■ **Exercise aim**
Write the data out again, character for character, with no images.

■ **Information shown**

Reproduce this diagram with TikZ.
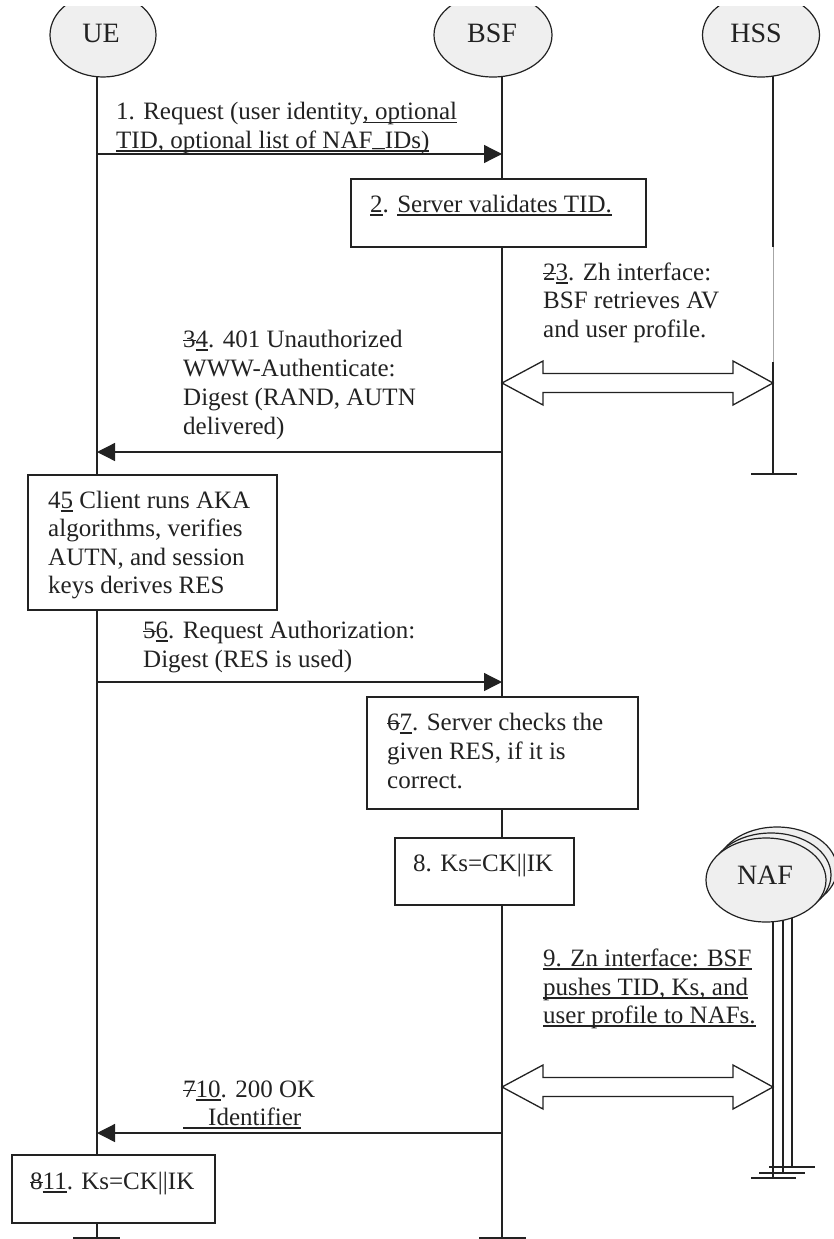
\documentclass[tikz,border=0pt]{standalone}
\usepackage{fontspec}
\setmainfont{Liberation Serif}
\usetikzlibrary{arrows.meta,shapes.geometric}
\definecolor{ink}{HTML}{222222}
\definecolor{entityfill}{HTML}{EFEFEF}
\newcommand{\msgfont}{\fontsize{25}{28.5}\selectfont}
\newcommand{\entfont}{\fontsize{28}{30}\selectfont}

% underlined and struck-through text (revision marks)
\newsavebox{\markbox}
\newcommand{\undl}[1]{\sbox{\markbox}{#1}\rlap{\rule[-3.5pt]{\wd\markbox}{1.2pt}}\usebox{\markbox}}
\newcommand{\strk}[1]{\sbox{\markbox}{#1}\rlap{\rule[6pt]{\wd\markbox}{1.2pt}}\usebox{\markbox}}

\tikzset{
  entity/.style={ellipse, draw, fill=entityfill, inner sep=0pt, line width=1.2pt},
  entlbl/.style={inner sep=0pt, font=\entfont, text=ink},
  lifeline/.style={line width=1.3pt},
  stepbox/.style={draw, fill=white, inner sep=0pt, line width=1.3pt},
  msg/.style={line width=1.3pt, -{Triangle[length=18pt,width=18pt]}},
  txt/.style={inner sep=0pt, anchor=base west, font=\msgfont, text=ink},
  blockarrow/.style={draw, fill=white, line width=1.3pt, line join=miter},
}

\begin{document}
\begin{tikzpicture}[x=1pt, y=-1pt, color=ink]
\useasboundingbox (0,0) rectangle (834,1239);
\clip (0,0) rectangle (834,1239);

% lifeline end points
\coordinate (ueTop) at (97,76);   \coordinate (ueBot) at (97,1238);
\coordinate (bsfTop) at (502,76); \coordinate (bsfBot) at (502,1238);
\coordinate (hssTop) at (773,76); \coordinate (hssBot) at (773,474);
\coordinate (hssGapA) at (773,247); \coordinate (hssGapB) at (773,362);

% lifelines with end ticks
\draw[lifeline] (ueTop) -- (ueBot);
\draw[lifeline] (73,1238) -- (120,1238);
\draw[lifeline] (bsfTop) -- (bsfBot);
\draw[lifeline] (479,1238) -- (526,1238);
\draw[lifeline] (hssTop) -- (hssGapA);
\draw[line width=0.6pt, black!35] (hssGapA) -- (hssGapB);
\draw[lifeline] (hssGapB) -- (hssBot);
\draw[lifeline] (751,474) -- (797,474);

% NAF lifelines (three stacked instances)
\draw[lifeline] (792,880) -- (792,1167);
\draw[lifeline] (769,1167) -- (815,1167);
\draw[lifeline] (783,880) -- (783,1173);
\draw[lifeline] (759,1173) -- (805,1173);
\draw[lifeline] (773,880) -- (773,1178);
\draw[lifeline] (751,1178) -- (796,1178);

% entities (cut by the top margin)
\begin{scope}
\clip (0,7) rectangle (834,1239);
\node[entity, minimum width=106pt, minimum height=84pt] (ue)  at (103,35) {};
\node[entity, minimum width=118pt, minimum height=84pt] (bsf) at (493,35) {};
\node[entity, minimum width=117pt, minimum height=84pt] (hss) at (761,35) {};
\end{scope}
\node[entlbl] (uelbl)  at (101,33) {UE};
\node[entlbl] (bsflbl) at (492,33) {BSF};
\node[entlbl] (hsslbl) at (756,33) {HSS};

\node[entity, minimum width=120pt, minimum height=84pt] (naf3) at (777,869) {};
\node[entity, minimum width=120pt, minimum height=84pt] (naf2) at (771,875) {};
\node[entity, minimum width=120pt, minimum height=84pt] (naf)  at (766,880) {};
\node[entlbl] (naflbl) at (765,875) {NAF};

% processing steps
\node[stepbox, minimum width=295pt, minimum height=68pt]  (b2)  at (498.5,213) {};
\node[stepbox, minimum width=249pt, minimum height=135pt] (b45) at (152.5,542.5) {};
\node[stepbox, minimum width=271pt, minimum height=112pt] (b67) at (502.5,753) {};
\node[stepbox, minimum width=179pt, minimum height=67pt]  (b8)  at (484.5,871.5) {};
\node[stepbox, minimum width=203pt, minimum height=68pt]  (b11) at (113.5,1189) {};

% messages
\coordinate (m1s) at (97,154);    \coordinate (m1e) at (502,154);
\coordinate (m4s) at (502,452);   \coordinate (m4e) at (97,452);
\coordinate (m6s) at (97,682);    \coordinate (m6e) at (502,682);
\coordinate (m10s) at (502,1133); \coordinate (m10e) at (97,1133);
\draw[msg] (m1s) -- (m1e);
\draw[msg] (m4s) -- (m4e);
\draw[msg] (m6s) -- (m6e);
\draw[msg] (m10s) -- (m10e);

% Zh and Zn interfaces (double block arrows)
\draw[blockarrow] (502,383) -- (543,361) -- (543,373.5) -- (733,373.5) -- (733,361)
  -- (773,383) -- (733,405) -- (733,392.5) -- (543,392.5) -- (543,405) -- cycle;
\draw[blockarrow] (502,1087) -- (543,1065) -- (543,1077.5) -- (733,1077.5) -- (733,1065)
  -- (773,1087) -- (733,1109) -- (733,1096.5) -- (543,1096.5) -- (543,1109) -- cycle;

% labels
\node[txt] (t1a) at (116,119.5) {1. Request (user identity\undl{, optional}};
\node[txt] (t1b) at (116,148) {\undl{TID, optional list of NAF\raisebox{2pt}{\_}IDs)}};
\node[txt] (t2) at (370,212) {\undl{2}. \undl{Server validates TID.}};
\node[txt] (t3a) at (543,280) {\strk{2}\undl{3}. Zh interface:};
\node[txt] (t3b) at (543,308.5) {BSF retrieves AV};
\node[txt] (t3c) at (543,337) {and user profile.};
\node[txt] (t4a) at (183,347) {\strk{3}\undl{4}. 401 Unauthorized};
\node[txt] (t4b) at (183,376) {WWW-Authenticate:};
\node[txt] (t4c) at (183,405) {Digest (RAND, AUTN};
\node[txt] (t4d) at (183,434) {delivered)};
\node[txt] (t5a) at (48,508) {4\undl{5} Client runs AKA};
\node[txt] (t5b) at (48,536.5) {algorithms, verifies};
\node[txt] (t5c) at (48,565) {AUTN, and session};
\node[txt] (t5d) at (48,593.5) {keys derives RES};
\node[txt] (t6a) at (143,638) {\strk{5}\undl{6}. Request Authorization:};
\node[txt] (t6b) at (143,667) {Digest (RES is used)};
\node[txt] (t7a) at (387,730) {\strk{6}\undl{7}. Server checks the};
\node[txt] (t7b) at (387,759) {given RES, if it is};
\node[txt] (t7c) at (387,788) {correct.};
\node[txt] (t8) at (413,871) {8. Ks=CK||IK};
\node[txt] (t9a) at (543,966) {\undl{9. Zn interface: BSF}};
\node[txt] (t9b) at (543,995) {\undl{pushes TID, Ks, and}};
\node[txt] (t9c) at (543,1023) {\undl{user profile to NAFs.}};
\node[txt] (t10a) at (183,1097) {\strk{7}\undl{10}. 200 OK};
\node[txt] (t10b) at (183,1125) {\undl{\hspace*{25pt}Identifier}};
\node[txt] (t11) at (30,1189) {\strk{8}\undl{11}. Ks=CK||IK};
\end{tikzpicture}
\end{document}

■ **Finished task**
Reproduce this diagram with TikZ.
\documentclass[tikz,border=0pt]{standalone}
\usepackage{fontspec}
\setmainfont{Liberation Serif}
\usetikzlibrary{arrows.meta,shapes.geometric}
\definecolor{ink}{HTML}{222222}
\definecolor{entityfill}{HTML}{EFEFEF}
\newcommand{\msgfont}{\fontsize{25}{28.5}\selectfont}
\newcommand{\entfont}{\fontsize{28}{30}\selectfont}

% underlined and struck-through text (revision marks)
\newsavebox{\markbox}
\newcommand{\undl}[1]{\sbox{\markbox}{#1}\rlap{\rule[-3.5pt]{\wd\markbox}{1.2pt}}\usebox{\markbox}}
\newcommand{\strk}[1]{\sbox{\markbox}{#1}\rlap{\rule[6pt]{\wd\markbox}{1.2pt}}\usebox{\markbox}}

\tikzset{
  entity/.style={ellipse, draw, fill=entityfill, inner sep=0pt, line width=1.2pt},
  entlbl/.style={inner sep=0pt, font=\entfont, text=ink},
  lifeline/.style={line width=1.3pt},
  stepbox/.style={draw, fill=white, inner sep=0pt, line width=1.3pt},
  msg/.style={line width=1.3pt, -{Triangle[length=18pt,width=18pt]}},
  txt/.style={inner sep=0pt, anchor=base west, font=\msgfont, text=ink},
  blockarrow/.style={draw, fill=white, line width=1.3pt, line join=miter},
}

\begin{document}
\begin{tikzpicture}[x=1pt, y=-1pt, color=ink]
\useasboundingbox (0,0) rectangle (834,1239);
\clip (0,0) rectangle (834,1239);

% lifeline end points
\coordinate (ueTop) at (97,76);   \coordinate (ueBot) at (97,1238);
\coordinate (bsfTop) at (502,76); \coordinate (bsfBot) at (502,1238);
\coordinate (hssTop) at (773,76); \coordinate (hssBot) at (773,474);
\coordinate (hssGapA) at (773,247); \coordinate (hssGapB) at (773,362);

% lifelines with end ticks
\draw[lifeline] (ueTop) -- (ueBot);
\draw[lifeline] (73,1238) -- (120,1238);
\draw[lifeline] (bsfTop) -- (bsfBot);
\draw[lifeline] (479,1238) -- (526,1238);
\draw[lifeline] (hssTop) -- (hssGapA);
\draw[line width=0.6pt, black!35] (hssGapA) -- (hssGapB);
\draw[lifeline] (hssGapB) -- (hssBot);
\draw[lifeline] (751,474) -- (797,474);

% NAF lifelines (three stacked instances)
\draw[lifeline] (792,880) -- (792,1167);
\draw[lifeline] (769,1167) -- (815,1167);
\draw[lifeline] (783,880) -- (783,1173);
\draw[lifeline] (759,1173) -- (805,1173);
\draw[lifeline] (773,880) -- (773,1178);
\draw[lifeline] (751,1178) -- (796,1178);

% entities (cut by the top margin)
\begin{scope}
\clip (0,7) rectangle (834,1239);
\node[entity, minimum width=106pt, minimum height=84pt] (ue)  at (103,35) {};
\node[entity, minimum width=118pt, minimum height=84pt] (bsf) at (493,35) {};
\node[entity, minimum width=117pt, minimum height=84pt] (hss) at (761,35) {};
\end{scope}
\node[entlbl] (uelbl)  at (101,33) {UE};
\node[entlbl] (bsflbl) at (492,33) {BSF};
\node[entlbl] (hsslbl) at (756,33) {HSS};

\node[entity, minimum width=120pt, minimum height=84pt] (naf3) at (777,869) {};
\node[entity, minimum width=120pt, minimum height=84pt] (naf2) at (771,875) {};
\node[entity, minimum width=120pt, minimum height=84pt] (naf)  at (766,880) {};
\node[entlbl] (naflbl) at (765,875) {NAF};

% processing steps
\node[stepbox, minimum width=295pt, minimum height=68pt]  (b2)  at (498.5,213) {};
\node[stepbox, minimum width=249pt, minimum height=135pt] (b45) at (152.5,542.5) {};
\node[stepbox, minimum width=271pt, minimum height=112pt] (b67) at (502.5,753) {};
\node[stepbox, minimum width=179pt, minimum height=67pt]  (b8)  at (484.5,871.5) {};
\node[stepbox, minimum width=203pt, minimum height=68pt]  (b11) at (113.5,1189) {};

% messages
\coordinate (m1s) at (97,154);    \coordinate (m1e) at (502,154);
\coordinate (m4s) at (502,452);   \coordinate (m4e) at (97,452);
\coordinate (m6s) at (97,682);    \coordinate (m6e) at (502,682);
\coordinate (m10s) at (502,1133); \coordinate (m10e) at (97,1133);
\draw[msg] (m1s) -- (m1e);
\draw[msg] (m4s) -- (m4e);
\draw[msg] (m6s) -- (m6e);
\draw[msg] (m10s) -- (m10e);

% Zh and Zn interfaces (double block arrows)
\draw[blockarrow] (502,383) -- (543,361) -- (543,373.5) -- (733,373.5) -- (733,361)
  -- (773,383) -- (733,405) -- (733,392.5) -- (543,392.5) -- (543,405) -- cycle;
\draw[blockarrow] (502,1087) -- (543,1065) -- (543,1077.5) -- (733,1077.5) -- (733,1065)
  -- (773,1087) -- (733,1109) -- (733,1096.5) -- (543,1096.5) -- (543,1109) -- cycle;

% labels
\node[txt] (t1a) at (116,119.5) {1. Request (user identity\undl{, optional}};
\node[txt] (t1b) at (116,148) {\undl{TID, optional list of NAF\raisebox{2pt}{\_}IDs)}};
\node[txt] (t2) at (370,212) {\undl{2}. \undl{Server validates TID.}};
\node[txt] (t3a) at (543,280) {\strk{2}\undl{3}. Zh interface:};
\node[txt] (t3b) at (543,308.5) {BSF retrieves AV};
\node[txt] (t3c) at (543,337) {and user profile.};
\node[txt] (t4a) at (183,347) {\strk{3}\undl{4}. 401 Unauthorized};
\node[txt] (t4b) at (183,376) {WWW-Authenticate:};
\node[txt] (t4c) at (183,405) {Digest (RAND, AUTN};
\node[txt] (t4d) at (183,434) {delivered)};
\node[txt] (t5a) at (48,508) {4\undl{5} Client runs AKA};
\node[txt] (t5b) at (48,536.5) {algorithms, verifies};
\node[txt] (t5c) at (48,565) {AUTN, and session};
\node[txt] (t5d) at (48,593.5) {keys derives RES};
\node[txt] (t6a) at (143,638) {\strk{5}\undl{6}. Request Authorization:};
\node[txt] (t6b) at (143,667) {Digest (RES is used)};
\node[txt] (t7a) at (387,730) {\strk{6}\undl{7}. Server checks the};
\node[txt] (t7b) at (387,759) {given RES, if it is};
\node[txt] (t7c) at (387,788) {correct.};
\node[txt] (t8) at (413,871) {8. Ks=CK||IK};
\node[txt] (t9a) at (543,966) {\undl{9. Zn interface: BSF}};
\node[txt] (t9b) at (543,995) {\undl{pushes TID, Ks, and}};
\node[txt] (t9c) at (543,1023) {\undl{user profile to NAFs.}};
\node[txt] (t10a) at (183,1097) {\strk{7}\undl{10}. 200 OK};
\node[txt] (t10b) at (183,1125) {\undl{\hspace*{25pt}Identifier}};
\node[txt] (t11) at (30,1189) {\strk{8}\undl{11}. Ks=CK||IK};
\end{tikzpicture}
\end{document}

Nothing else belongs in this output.